NMDA receptors are found throughout the post-synaptic membrane and act as a coincidence detector. The NMDA detects both glutamate released by pre-synaptic vesicles and depolarization of the post-synaptic membrane. The NMDA receptor exhibits voltage-dependent block by magnesium ions. Depolarization of the post-synaptic membrane (i.e. backward propagating dendritic spike) causes the magnesium ion to be removed from the channel, favoring channel opening. NMDA receptor activation thereby allows calcium influx. Neurons that "fire together wire together" refer to strengthening of synaptic connections through NMDA receptors when glutamate release is coincident with post-synaptic depolarization. This form of wiring is known as long term potentiation. Synaptic connection can also be weakened when the activity of neurons is uncorrelated, also known as long term depression.

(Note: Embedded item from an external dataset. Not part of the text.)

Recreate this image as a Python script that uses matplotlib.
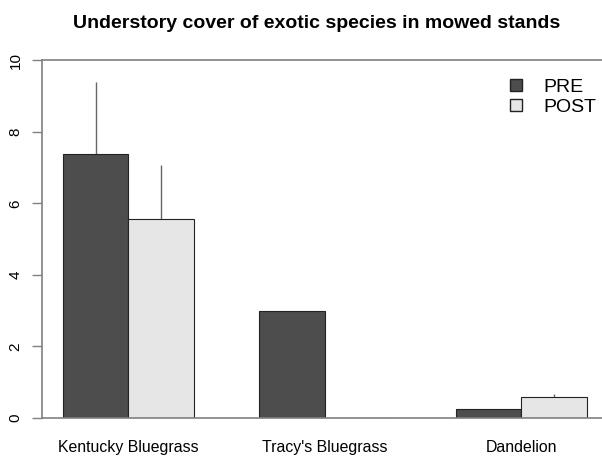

The dependence of post-synaptic depolarization in STDP indicates the importance of dendritic spikes. In general, post-synaptic depolarization occurs coincidentally with pre-synaptic activity when a backwards propagating signal reaches the post-synaptic membrane. Dendritic spikes allow backward propagating signals to reach and depolarize the post-synaptic membrane. The strengthening and weakening of synaptic connections is one proposed method of memory formation and learning.

==Experimental Methods==

=== Two-Photon Glutamate Uncaging ===
Two-photon glutamate uncaging, a type of photostimulation, has become the premier tool for studying dendritic spikes due to its high level of precision.

===Patch Clamp===

The cell-attached patch clamp uses a micropipette attached to the cell membrane to allow recording from a single ion channel.

Patch clamp recording is used to measure electrical activity in neurons. The technique uses a one micrometer diameter open tip glass micropipette to suction the membrane of a cell. The pipette is filled with ionic solution, and a silver wire is placed in the solution to conduct and amplify electrical signals. The ion solution can be varied and drugs can be delivered through the micropipette to study the effects of current under various conditions. Receptor and voltage-gated channel antagonists are often applied (i.e. nickel used to block NMDA receptors) in order to study the effects of ion channels on dendritic spike initiation. Current injection is often paired with patch clamp recordings in order to observe current modulation due to various experimental factors.

===Extracellular Electrophysiology===

Tetrode recording methods have also been shown to occasionally allow for observation of dendritic membrane potentials and dendritic action potentials. Interestingly, the chronic recording paradigm that demonstrated this also showed that dendritic voltage properties exhibited egocentric spatial maps comparable to pyramidal neurons. This rare phenomenon may be due to a glial sheath forming around the tetrode tips, creating a high impedance sea, similar to a gigaohm seal in patch recordings, that allows for such small and localized voltage measurement to be made.

===Staining and Labeling===
Staining and labeling techniques are often used in microscopy to help identify specific structures in a cell. Staining usually involves the use of dyes that are absorbed by various cell structures at different rates. Labeling involves the use of fluorescence to identify specific molecules. Fluorophores, fluorescent molecules, may be directly attached or attached to an antibody in order to detect a specific target. In the case of dendritic spikes, staining and labeling are used to identify and quantify the presence of certain voltage-gated channels. For example, rabbit polyclonal antibodies raised against synthetic peptide sequences have been used to identify the presence of Nav1.2, Nav1.3, and Nav1.6 sodium channels in dendrites of the globus pallidus neuron.

===Computational Modeling===
Computational modeling of neurons, artificial neural networking, has become a very popular tool in investigating the properties of neuronal signaling. These models are based on biological neural networks. Computational modeling can be used to study single neurons, groups of neurons, or even networks of neurons. This field has generated much interest and serves as a tool for all branches of neuroscience research including dendritic spike initiation.